Mr Putin “has become the richest man in the world and has committed many heinous crimes in Russia to get that money, and it is in the West.” The money is held in the name of nominees. “The Magnitsky Act puts all of that money potentially at risk.”

The Magnitsky Act targets the perpetrators of gross human rights abuses and high level corruption. “This is Putin’s Achilles heel. He can only be savage up to a point, which is the point at which his money is at risk.”

Mr Browder, one of Mr Putin’s best-known critics in the West, said he was in touch with members of the Oireachtas about a renewed effort to have a Magnitsky-type measure introduced here.

The ongoing campaign to follow where the money from the Hermitage tax fraud went has, Mr Browder said, uncovered a “pipeline” that is used to move massive amounts of money to the west on behalf of Russia criminals.
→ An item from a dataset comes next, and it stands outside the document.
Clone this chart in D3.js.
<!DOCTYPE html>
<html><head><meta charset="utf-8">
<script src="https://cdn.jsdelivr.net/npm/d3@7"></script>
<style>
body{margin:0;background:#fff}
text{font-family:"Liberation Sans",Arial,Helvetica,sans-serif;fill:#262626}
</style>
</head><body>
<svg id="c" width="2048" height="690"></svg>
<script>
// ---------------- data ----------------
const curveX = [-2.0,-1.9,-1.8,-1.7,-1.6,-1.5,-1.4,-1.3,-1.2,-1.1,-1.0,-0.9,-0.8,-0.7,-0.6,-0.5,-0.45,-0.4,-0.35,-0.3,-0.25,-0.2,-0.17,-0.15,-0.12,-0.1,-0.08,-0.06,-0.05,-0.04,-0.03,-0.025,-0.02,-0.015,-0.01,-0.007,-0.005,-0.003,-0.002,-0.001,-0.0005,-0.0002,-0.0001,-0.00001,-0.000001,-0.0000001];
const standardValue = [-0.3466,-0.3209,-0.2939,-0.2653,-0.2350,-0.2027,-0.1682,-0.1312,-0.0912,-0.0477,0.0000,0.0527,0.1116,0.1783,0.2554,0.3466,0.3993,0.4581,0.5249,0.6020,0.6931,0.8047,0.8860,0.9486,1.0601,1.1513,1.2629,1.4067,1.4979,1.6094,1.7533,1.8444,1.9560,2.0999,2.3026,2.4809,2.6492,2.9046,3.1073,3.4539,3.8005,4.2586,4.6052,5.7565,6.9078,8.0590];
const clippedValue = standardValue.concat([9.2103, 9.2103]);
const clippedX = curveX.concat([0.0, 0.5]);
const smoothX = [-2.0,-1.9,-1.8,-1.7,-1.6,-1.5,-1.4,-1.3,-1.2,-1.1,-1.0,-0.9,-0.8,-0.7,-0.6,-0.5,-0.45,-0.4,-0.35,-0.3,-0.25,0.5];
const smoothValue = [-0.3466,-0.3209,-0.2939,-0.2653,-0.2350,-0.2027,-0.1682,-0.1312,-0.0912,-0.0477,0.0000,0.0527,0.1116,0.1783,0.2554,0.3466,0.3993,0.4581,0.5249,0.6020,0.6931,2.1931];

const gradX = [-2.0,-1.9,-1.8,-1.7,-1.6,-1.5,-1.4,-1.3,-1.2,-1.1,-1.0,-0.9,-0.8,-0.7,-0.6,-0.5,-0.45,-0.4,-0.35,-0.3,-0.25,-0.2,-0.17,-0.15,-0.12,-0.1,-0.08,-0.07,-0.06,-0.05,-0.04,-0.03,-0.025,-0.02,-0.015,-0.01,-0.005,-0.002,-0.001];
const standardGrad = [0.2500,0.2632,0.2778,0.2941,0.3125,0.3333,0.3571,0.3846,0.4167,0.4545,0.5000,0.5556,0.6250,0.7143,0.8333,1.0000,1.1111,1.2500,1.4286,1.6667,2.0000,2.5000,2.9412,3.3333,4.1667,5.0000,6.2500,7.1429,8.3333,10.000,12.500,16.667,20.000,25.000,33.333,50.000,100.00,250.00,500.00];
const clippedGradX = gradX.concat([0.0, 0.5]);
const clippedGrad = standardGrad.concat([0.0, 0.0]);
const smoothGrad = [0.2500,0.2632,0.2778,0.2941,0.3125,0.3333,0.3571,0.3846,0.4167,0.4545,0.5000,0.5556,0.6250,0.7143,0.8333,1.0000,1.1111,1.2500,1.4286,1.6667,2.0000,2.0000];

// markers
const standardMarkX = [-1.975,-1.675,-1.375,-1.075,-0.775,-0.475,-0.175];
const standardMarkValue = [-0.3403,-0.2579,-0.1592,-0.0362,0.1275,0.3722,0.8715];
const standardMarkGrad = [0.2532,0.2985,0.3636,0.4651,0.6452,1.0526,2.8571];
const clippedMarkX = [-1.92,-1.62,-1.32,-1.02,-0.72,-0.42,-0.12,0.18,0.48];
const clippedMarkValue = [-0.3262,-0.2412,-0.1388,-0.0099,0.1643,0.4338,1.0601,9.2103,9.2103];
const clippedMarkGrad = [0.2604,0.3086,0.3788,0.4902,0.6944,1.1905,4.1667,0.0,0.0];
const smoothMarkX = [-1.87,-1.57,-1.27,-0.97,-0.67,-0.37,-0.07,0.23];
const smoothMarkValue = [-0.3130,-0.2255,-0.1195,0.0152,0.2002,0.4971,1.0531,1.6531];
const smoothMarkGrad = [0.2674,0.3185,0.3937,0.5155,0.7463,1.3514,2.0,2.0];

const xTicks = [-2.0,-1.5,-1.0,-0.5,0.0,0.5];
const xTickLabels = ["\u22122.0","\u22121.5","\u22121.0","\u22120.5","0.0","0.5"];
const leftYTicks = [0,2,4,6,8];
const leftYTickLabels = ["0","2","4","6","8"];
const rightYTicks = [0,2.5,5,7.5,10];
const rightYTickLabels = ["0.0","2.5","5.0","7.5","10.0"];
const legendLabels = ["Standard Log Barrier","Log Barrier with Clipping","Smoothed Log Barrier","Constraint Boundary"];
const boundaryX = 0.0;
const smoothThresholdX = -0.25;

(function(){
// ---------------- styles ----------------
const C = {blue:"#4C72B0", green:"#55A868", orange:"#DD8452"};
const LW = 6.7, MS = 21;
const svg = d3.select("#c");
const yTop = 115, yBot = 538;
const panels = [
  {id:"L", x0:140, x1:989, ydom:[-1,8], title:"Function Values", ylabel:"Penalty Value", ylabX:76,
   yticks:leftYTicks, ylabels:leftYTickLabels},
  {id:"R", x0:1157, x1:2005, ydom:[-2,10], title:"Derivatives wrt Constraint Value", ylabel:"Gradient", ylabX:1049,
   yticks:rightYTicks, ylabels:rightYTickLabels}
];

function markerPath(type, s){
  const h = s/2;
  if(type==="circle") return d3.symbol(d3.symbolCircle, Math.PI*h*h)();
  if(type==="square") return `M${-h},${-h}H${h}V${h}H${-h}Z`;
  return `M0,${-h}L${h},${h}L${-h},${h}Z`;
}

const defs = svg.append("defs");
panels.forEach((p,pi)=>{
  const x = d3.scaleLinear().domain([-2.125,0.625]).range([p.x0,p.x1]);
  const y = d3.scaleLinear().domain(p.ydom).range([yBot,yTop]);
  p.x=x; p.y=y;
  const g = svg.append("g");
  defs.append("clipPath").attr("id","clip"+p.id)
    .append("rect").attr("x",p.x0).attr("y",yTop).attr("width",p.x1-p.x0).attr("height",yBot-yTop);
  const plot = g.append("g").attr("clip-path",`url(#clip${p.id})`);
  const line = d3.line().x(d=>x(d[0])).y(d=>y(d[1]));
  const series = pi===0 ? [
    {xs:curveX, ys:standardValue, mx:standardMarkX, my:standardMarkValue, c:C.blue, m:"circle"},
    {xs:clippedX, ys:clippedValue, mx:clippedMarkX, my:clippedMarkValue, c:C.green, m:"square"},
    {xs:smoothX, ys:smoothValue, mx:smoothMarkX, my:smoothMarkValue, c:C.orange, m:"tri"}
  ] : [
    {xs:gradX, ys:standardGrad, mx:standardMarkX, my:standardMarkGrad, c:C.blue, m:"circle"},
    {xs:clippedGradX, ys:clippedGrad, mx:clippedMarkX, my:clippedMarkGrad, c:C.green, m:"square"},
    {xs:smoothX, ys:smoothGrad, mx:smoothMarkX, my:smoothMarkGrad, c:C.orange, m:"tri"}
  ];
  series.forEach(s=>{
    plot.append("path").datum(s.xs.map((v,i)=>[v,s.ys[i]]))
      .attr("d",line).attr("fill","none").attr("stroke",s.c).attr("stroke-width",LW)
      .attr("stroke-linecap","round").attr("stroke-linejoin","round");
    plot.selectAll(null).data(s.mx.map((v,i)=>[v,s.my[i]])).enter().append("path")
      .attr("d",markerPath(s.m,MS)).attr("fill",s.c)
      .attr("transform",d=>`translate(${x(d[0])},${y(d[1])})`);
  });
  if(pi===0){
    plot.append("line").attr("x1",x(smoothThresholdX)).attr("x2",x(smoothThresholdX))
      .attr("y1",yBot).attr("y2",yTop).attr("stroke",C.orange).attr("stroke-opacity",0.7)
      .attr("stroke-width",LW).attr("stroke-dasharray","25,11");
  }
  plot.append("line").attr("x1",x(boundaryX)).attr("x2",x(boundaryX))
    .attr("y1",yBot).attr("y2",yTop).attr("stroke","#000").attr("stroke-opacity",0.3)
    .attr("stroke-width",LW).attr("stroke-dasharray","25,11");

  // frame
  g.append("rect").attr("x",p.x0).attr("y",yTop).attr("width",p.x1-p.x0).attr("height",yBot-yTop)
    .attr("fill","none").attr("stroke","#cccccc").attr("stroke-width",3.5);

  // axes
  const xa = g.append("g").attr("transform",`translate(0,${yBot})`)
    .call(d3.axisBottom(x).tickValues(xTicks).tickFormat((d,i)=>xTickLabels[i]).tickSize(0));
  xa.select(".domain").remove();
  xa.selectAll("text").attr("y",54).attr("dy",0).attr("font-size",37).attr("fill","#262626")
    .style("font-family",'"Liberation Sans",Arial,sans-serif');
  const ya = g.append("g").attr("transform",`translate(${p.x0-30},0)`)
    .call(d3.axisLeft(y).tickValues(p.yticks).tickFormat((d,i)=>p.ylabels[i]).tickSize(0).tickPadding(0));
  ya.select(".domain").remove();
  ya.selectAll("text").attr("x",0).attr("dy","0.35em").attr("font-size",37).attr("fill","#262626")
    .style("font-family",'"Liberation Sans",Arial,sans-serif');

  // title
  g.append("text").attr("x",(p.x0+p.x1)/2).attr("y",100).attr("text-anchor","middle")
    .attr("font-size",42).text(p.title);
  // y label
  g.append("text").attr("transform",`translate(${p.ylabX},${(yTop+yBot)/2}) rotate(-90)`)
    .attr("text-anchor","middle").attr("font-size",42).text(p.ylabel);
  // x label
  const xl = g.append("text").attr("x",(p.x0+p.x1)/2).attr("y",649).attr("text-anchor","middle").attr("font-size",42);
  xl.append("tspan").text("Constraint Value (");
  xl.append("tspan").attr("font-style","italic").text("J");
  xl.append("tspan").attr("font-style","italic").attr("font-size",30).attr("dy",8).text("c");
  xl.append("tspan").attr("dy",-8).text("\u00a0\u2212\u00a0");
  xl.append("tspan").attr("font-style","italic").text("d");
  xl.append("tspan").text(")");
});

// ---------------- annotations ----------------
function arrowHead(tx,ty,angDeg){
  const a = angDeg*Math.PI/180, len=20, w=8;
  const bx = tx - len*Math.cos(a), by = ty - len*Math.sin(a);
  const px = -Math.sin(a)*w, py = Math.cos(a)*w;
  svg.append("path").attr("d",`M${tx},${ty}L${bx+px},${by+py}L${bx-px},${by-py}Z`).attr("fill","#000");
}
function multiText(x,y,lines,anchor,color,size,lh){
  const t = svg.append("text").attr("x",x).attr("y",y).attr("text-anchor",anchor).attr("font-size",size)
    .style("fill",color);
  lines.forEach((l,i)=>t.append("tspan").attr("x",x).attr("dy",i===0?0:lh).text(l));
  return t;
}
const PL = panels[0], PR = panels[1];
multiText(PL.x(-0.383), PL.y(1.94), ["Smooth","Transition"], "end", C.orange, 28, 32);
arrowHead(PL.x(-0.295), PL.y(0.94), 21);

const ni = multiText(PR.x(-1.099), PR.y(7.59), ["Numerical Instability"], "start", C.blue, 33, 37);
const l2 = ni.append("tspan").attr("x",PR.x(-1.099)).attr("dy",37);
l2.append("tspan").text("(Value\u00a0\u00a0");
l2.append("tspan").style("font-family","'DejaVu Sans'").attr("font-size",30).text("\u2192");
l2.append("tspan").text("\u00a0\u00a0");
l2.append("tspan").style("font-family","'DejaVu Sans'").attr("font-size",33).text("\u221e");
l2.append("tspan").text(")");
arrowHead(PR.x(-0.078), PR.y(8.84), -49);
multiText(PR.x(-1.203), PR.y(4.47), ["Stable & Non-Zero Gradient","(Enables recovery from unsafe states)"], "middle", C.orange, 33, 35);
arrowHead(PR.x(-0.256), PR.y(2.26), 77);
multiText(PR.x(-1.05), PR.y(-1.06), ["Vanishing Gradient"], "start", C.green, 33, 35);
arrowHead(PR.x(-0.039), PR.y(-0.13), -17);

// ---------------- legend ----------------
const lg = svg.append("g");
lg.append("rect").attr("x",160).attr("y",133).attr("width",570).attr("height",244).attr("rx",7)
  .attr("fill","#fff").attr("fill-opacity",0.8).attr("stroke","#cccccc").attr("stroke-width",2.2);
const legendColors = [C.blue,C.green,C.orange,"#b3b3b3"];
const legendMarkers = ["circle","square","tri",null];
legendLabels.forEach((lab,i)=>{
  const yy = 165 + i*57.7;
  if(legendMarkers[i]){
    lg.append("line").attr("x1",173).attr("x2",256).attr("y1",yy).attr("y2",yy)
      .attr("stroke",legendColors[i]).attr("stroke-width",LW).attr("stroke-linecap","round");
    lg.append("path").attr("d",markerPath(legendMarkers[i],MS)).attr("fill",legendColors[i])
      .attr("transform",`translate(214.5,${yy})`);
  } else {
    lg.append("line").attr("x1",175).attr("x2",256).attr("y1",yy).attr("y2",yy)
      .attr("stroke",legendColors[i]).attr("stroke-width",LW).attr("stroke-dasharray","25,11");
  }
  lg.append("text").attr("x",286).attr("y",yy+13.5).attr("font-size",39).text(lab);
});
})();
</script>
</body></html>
The campaign to locate the money has led to civil and criminal proceedings in the US, France, Spain, Switzerland and other jurisdictions.

Hermitage Capital has now sent a report on suspected money laundering involving Irish bank accounts to Garda Headquarters and to the Director of Public Prosecutions saying that a thorough investigation of the material was plainly in the public interest.

Money transfers

The report, which has been seen by The Irish Times, details how transactions involving the Lithuanian bank account of a British Virgin Islands company called Sonafin Commercial Company Ltd, include apparent transfers between that account and accounts in the Bank of Ireland and AIB.

The Lithuanian authorities are conducting a criminal inquiry into the Sonafin account and Hermitage Capital, as the affected party in the suspected crime, has access to the documentation.

The report also documents a payment of €270,000 in July 2009 from the Estonian bank account of British Virgin Islands company Everfront Sales LLP, to the AIB account of a company in Montenegro called Celtic Properties DOO.

The payment was apparently for an apartment in Przno, in the Budva Riviera. Celtic Properties is an apartment development venture set up by Cork businessmen Vincent and the late Jerry Coughlan in Montenegro.

Efforts to contact Mr Coughlan, of Ballydehob, Co Cork, were unsuccessful. There is no suggestion intended that there would be anything illegal or improper in the apartment sale.

The money laundering was orchestrated by the Klyuev Organised Transnational Money Laundering Network, according to the Hermitage report. The Everfront account in Estonia had a turnover of $1.16 billion and this includes money from the Hermitage tax fraud, according to the report that has been sent to Garda Headquarters.